§ **PROBLEM TO WORK ON**
Copy the material that follows word for word and omit its pictures.

═══ RECORD EXCERPTS ═══

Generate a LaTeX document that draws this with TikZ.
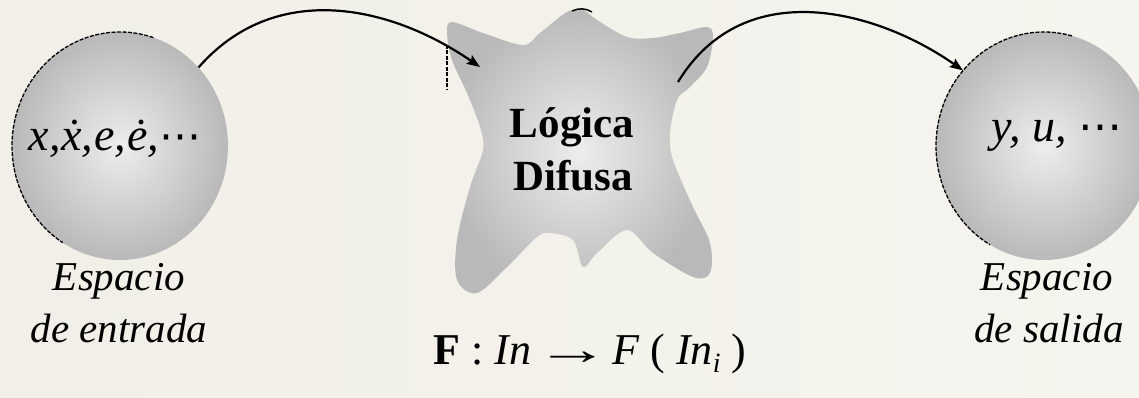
\documentclass[tikz,border=0pt]{standalone}
\usepackage{fontspec}
\setmainfont{Liberation Serif}
\newfontfamily\symfont{DejaVu Sans}
\usetikzlibrary{shapes.geometric,arrows.meta}

\definecolor{bgleft}{HTML}{F1EFE7}
\definecolor{bgmid}{HTML}{FEFEFD}
\definecolor{bgright}{HTML}{F5F4EE}
\definecolor{ballin}{HTML}{EDEDED}
\definecolor{ballout}{HTML}{B9B9B9}

\begin{document}
\begin{tikzpicture}[
        x=1pt, y=-1pt,
        sphere/.style={ellipse, minimum width=216pt, minimum height=228pt, inner sep=0pt,
            inner color=ballin, outer color=ballout},
        rim/.style={line width=1.3pt, dash pattern=on 4pt off 1.5pt},
        flow/.style={line width=2.2pt, -{Stealth[length=13pt, width=10pt, inset=2pt]}},
        vars/.style={anchor=base, font=\fontsize{46}{50}\selectfont\itshape},
        caption/.style={anchor=base, align=center, font=\fontsize{41}{52}\selectfont\itshape},
        blobtext/.style={anchor=base, font=\fontsize{43}{52}\selectfont\bfseries}
    ]
        \useasboundingbox (0,0) rectangle (1139,398);
        \shade[left color=bgleft, middle color=bgmid, right color=bgright] (0,0) rectangle (1139,398);

        % Input and output spaces
        \node[sphere] (entrada) at (120,146) {};
        \node[sphere] (salida) at (1044,146) {};
        \draw[rim] (entrada.center) ++(72:108pt and 114pt) arc[start angle=72, end angle=238, x radius=108pt, y radius=114pt];
        \draw[rim] (salida.center) ++(75:108pt and 114pt) arc[start angle=75, end angle=240, x radius=108pt, y radius=114pt];

        % Fuzzy logic blob
        \shade[inner color=ballin, outer color=ballout]
            plot[smooth cycle, tension=0.55] coordinates {
                (452,22) (483,33) (523,45) (540,33) (567,12) (583,10) (597,20) (627,37)
                (653,38) (680,33) (707,27) (713,37) (707,67) (690,87) (677,100) (670,133)
                (673,160) (693,207) (710,243) (710,273) (693,277) (653,253) (627,230)
                (597,253) (583,267) (573,240) (550,233) (537,237) (507,267) (477,293)
                (457,280) (457,240) (470,187) (483,150) (480,127) (467,93) (452,60) (447,33)};
        \draw[rim] (447,45) -- (447,90);
        \draw[line width=1.5pt] (572,11) .. controls (578,8) and (586,8) .. (592,12);

        % Labels
        \node[vars] (invars) at (115,150) {x,\kern1pt\.x,\kern1pt e,\kern1pt\.e,{\upshape\symfont\fontsize{42}{50}\selectfont ⋯}};
        \node[vars] (outvars) at (1057,142) {y, u, {\upshape\symfont\fontsize{44}{50}\selectfont ⋯}};
        \node[blobtext] (logica) at (572,138) {Lógica};
        \node[blobtext] (difusa) at (573,190) {Difusa};
        \node[caption] (capin) at (119,290) {Espacio};
        \node[caption] (capin2) at (119,342) {de entrada};
        \node[caption] (capout) at (1047,290) {Espacio};
        \node[caption] (capout2) at (1049,342) {de salida};
        \node[anchor=base, font=\fontsize{44}{50}\selectfont] (mapping) at (590,364)
            {\textbf{F} : \textit{In}\kern4pt\scalebox{1.7}[1]{→}\kern2pt\textit{F} ( \textit{In}\raisebox{-8pt}{\fontsize{28}{30}\selectfont\textit{i}} )};

        % Arrows
        \coordinate (blobin) at (480,67);
        \coordinate (blobout) at (678,82);
        \draw[flow] (entrada.45) .. controls (275,-20) and (390,5) .. (blobin);
        \draw[flow] (blobout) .. controls (745,-28) and (880,12) .. (salida.137);
\end{tikzpicture}
\end{document}
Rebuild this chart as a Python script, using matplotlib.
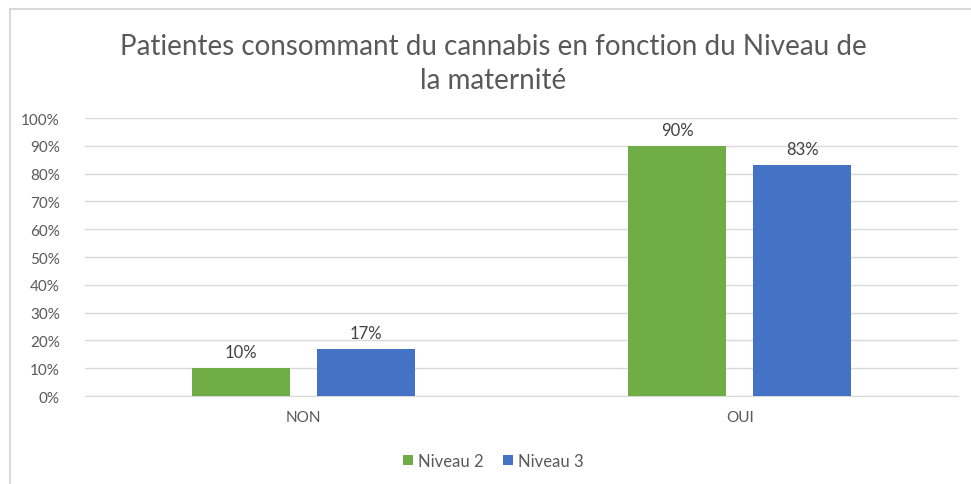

═══

§ **OUTPUT FOR THIS TASK**
Generate a LaTeX document that draws this with TikZ.
\documentclass[tikz,border=0pt]{standalone}
\usepackage{fontspec}
\setmainfont{Liberation Serif}
\newfontfamily\symfont{DejaVu Sans}
\usetikzlibrary{shapes.geometric,arrows.meta}

\definecolor{bgleft}{HTML}{F1EFE7}
\definecolor{bgmid}{HTML}{FEFEFD}
\definecolor{bgright}{HTML}{F5F4EE}
\definecolor{ballin}{HTML}{EDEDED}
\definecolor{ballout}{HTML}{B9B9B9}

\begin{document}
\begin{tikzpicture}[
        x=1pt, y=-1pt,
        sphere/.style={ellipse, minimum width=216pt, minimum height=228pt, inner sep=0pt,
            inner color=ballin, outer color=ballout},
        rim/.style={line width=1.3pt, dash pattern=on 4pt off 1.5pt},
        flow/.style={line width=2.2pt, -{Stealth[length=13pt, width=10pt, inset=2pt]}},
        vars/.style={anchor=base, font=\fontsize{46}{50}\selectfont\itshape},
        caption/.style={anchor=base, align=center, font=\fontsize{41}{52}\selectfont\itshape},
        blobtext/.style={anchor=base, font=\fontsize{43}{52}\selectfont\bfseries}
    ]
        \useasboundingbox (0,0) rectangle (1139,398);
        \shade[left color=bgleft, middle color=bgmid, right color=bgright] (0,0) rectangle (1139,398);

        % Input and output spaces
        \node[sphere] (entrada) at (120,146) {};
        \node[sphere] (salida) at (1044,146) {};
        \draw[rim] (entrada.center) ++(72:108pt and 114pt) arc[start angle=72, end angle=238, x radius=108pt, y radius=114pt];
        \draw[rim] (salida.center) ++(75:108pt and 114pt) arc[start angle=75, end angle=240, x radius=108pt, y radius=114pt];

        % Fuzzy logic blob
        \shade[inner color=ballin, outer color=ballout]
            plot[smooth cycle, tension=0.55] coordinates {
                (452,22) (483,33) (523,45) (540,33) (567,12) (583,10) (597,20) (627,37)
                (653,38) (680,33) (707,27) (713,37) (707,67) (690,87) (677,100) (670,133)
                (673,160) (693,207) (710,243) (710,273) (693,277) (653,253) (627,230)
                (597,253) (583,267) (573,240) (550,233) (537,237) (507,267) (477,293)
                (457,280) (457,240) (470,187) (483,150) (480,127) (467,93) (452,60) (447,33)};
        \draw[rim] (447,45) -- (447,90);
        \draw[line width=1.5pt] (572,11) .. controls (578,8) and (586,8) .. (592,12);

        % Labels
        \node[vars] (invars) at (115,150) {x,\kern1pt\.x,\kern1pt e,\kern1pt\.e,{\upshape\symfont\fontsize{42}{50}\selectfont ⋯}};
        \node[vars] (outvars) at (1057,142) {y, u, {\upshape\symfont\fontsize{44}{50}\selectfont ⋯}};
        \node[blobtext] (logica) at (572,138) {Lógica};
        \node[blobtext] (difusa) at (573,190) {Difusa};
        \node[caption] (capin) at (119,290) {Espacio};
        \node[caption] (capin2) at (119,342) {de entrada};
        \node[caption] (capout) at (1047,290) {Espacio};
        \node[caption] (capout2) at (1049,342) {de salida};
        \node[anchor=base, font=\fontsize{44}{50}\selectfont] (mapping) at (590,364)
            {\textbf{F} : \textit{In}\kern4pt\scalebox{1.7}[1]{→}\kern2pt\textit{F} ( \textit{In}\raisebox{-8pt}{\fontsize{28}{30}\selectfont\textit{i}} )};

        % Arrows
        \coordinate (blobin) at (480,67);
        \coordinate (blobout) at (678,82);
        \draw[flow] (entrada.45) .. controls (275,-20) and (390,5) .. (blobin);
        \draw[flow] (blobout) .. controls (745,-28) and (880,12) .. (salida.137);
\end{tikzpicture}
\end{document}
Rebuild this chart as a Python script, using matplotlib.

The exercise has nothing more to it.